By Jonathan S Tobin, COMMENTARY
What was an Iranian general doing hanging around on the Syrian side of the Golan Heights border with Israel? The answer is that, along with several high-ranking figures in the Hezbollah terrorist group, General Mohammed Ali Allahdadi, a reputed ballistic missiles expert, was there helping to set up a missile base from which the terror group would, with Iranian aid and instructions, strike at the State of Israel. But before he completed his mission Allahdadi was killed along with some of the Hezbollah personnel in an Israel strike on their base near the town of Quenetra. The mission nipped the Iranian scheme in the bud but it’s doubtful that anyone in the Israeli government is under the impression that the strike ended the threat of attack from Iranian forces and their auxiliaries. But the revelation of the Iranian effort near the Golan is significant because it illustrates how deeply involved Iran is in fomenting a new terror war against Israel as well as the peril presented by Western policies that would, at best, make Iran a threshold nuclear power in the years to come.
The purpose of the Iranian effort wasn’t just to make mischief for the Israelis under the cover of the chaos engendered by the Syrian civil war. The point of the plot was to allow Hezbollah to create a missile base from which it could rain death and destruction down on Israelis without involving the country of Lebanon. Hezbollah is still smarting from the negative feedback created by the 2006 war it started with Israel and which left much of that country in ruins. So what the group and its Iranian masters wanted is a secure base from which it could pepper Israel with rockets from the north in much the same manner that Hamas has done from the south. But, fortunately, as it has with various other terror plots involving Hezbollah in Syria, Israeli action has made the execution of this plot more difficult if not impossible in the short run.
But the significance of this goes beyond the threat to Israel’s missile defense efforts or its desire to keep the north peaceful even as Hamas stirs the pot in the south.
It’s no surprise to learn that senior Iranian military personnel are wandering around loose in Syria. Hezbollah and Iranian Revolutionary Guard personnel have been deployed to Syria to aid efforts to preserve the rule of dictator and Iranian ally Bashar Assad. But what is also now becoming clear is that the Iranians are looking to use their entry into Syria as part of an effort to, at the least, revive a northern front military option against Israel.
That this effort involved a ballistic missile export should, however, interest observers. While it is possible that the initial hopes for Allahdadi’s efforts were limited to attempts to launch the kind of middle-range rockets Hamas lobbed at Israel last summer, it is impossible to ignore the implications of Iran expanding its ballistic missile program to Syria.

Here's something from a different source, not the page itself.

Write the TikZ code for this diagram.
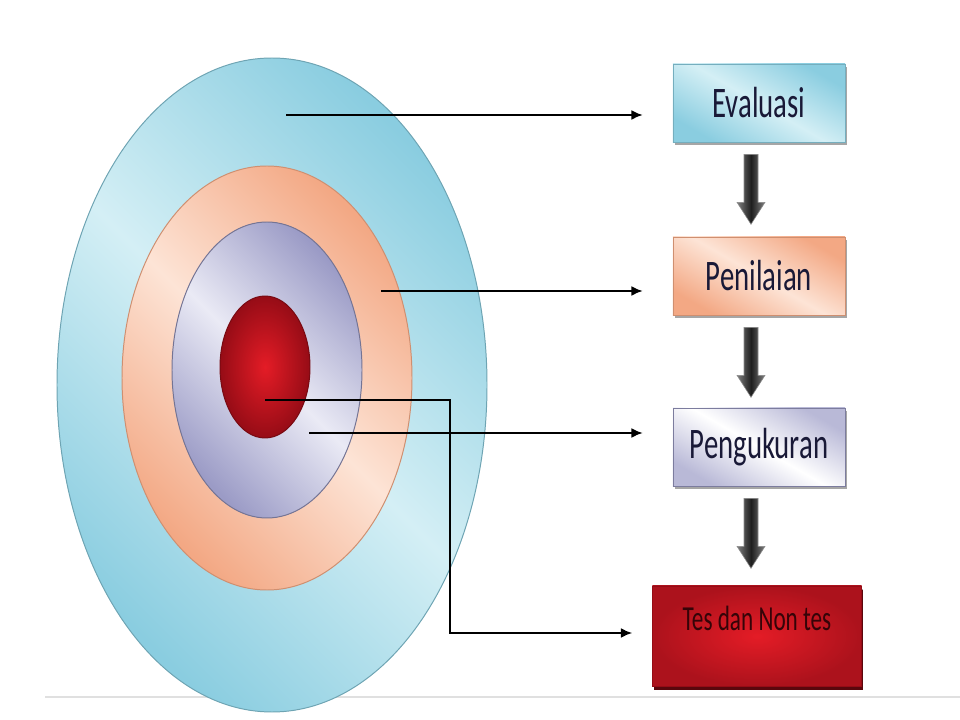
\documentclass[tikz,border=0pt]{standalone}
\usepackage{fontspec}
\setmainfont{Carlito}
\usetikzlibrary{calc,shadows,arrows.meta}

\definecolor{cyanD}{RGB}{138,205,224}
\definecolor{cyanL}{RGB}{212,239,245}
\definecolor{orangeD}{RGB}{243,168,132}
\definecolor{orangeL}{RGB}{253,228,214}
\definecolor{lavD}{RGB}{155,155,198}
\definecolor{lavL}{RGB}{234,234,245}
\definecolor{redD}{RGB}{150,12,22}
\definecolor{redE}{RGB}{172,18,28}
\definecolor{redL}{RGB}{228,28,38}
\definecolor{inktext}{RGB}{25,25,55}

\newcommand{\squeeze}[1]{\scalebox{0.66}[1]{#1}}

\tikzset{
  ring/.style={line width=0.7pt},
  box/.style={rectangle, minimum width=4.3cm, minimum height=1.95cm, inner sep=0pt,
    font=\fontsize{31}{31}\selectfont, text=inktext,
    drop shadow={shadow xshift=1.2pt, shadow yshift=-2.4pt, fill=black!50, opacity=0.7}},
  link/.style={-{Latex[length=8pt,width=7pt]}, line width=1.3pt},
  blockarr/.style={left color=black!50, right color=black!50, middle color=black!88, draw=black!45, line width=0.4pt}
}

\begin{document}
\begin{tikzpicture}[x=0.025cm, y=-0.025cm]
  \useasboundingbox (0,0) rectangle (960,720);
  \draw[black!12, line width=1pt] (45,697) -- (960,697);

  % rings
  \shade[ring, top color=cyanD, bottom color=cyanD, middle color=cyanL, shading angle=-45, draw=cyanD!80!black]
    (272,385) ellipse [x radius=215, y radius=327];
  \shade[ring, top color=orangeD, bottom color=orangeD, middle color=orangeL, shading angle=-45, draw=orangeD!85!black]
    (267,378) ellipse [x radius=145, y radius=212];
  \shade[ring, top color=lavD, bottom color=lavD, middle color=lavL, shading angle=-45, draw=lavD!75!black]
    (267,370) ellipse [x radius=95, y radius=148];
  \shade[ring, inner color=redL, outer color=redD, draw=redD!80!black]
    (265,367) ellipse [x radius=45, y radius=71];

  \coordinate (c1) at (286,115);
  \coordinate (c2) at (381,291);
  \coordinate (c3) at (309,433);
  \coordinate (c4) at (265,400);

  % boxes
  \node[box, top color=cyanD, bottom color=cyanD, middle color=cyanL, shading angle=-30, draw=cyanD!85!black] (eval) at (759,103) {\squeeze{Evaluasi}};
  \node[box, top color=orangeD, bottom color=orangeD, middle color=orangeL, shading angle=-30, draw=orangeD!85!black] (peni) at (759,276) {\squeeze{Penilaian}};
  \node[box, top color=lavD!70, bottom color=lavD!70, middle color=white, shading angle=-30, draw=lavD!80!black] (peng) at (759,447) {\squeeze{Pengukuran}};
  \node[box, minimum width=5.225cm, minimum height=2.5cm, text height=1.1cm, text depth=1.4cm,
    font=\fontsize{25}{25}\selectfont, text=redD!35!black, inner color=redL, outer color=redE,
    draw=redD, drop shadow={shadow xshift=1pt, shadow yshift=-3pt, fill=redD!60!black, opacity=1}]
    (tes) at (757,636) {\squeeze{Tes dan Non tes}};

  % block arrows between the boxes
  \foreach \a in {eval,peni,peng}
    \shade[blockarr, shift={($(\a.south)+(-8,12)$)}]
      (-7,0) -- (7,0) -- (7,48) -- (14,48) -- (0,70) -- (-14,48) -- (-7,48) -- cycle;

  % connectors
  \draw[link, shorten >=0.75cm] (c1) -- (c1 -| eval.west);
  \draw[link, shorten >=0.75cm] (c2) -- (c2 -| peni.west);
  \draw[link, shorten >=0.75cm] (c3) -- (c3 -| peng.west);
  \draw[link, shorten >=0.5cm] (c4) -- ++(185,0) |- ($(tes.west)+(0,-3)$);
\end{tikzpicture}
\end{document}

While the world has focused its attention on Iran’s nuclear program and the effort to force the Islamist regime to abandon its ambitions for a bomb, relatively little notice has been paid to Iran’s ballistic missile program. Indeed, the Iranians have been as reluctant to discuss their rockets as they have been to reveal the details about their military research on nuclear material. But if Tehran is already sending generals to the border with the Golan to build up a missile threat against the Jewish state, it doesn’t take much imagination to think what will happen once the U.S. drops sanctions on the regime as part of a new and weak nuclear deal that let the Iranians keep their program and its infrastructure.
That puts the effort by the Obama administration to appease Iran and to work for a new détente with the regime rather than pressing it to give up its nuclear capability in a very different light. Previously, when one spoke of Iran’s state-sponsored terrorism, it brought to mind their using Hezbollah operatives to launch atrocities such as the 1994 AMIA bombing in Buenos Aires or the attack on Israeli tourists in Bulgaria. But now when we link Iran and terror, it must be acknowledged that it is possible that one day the primary Iranian threat to Israel will be nuclear and that missiles based in Syria will be the method by which Tehran will cause trouble and perhaps even launch a nuke at Israel.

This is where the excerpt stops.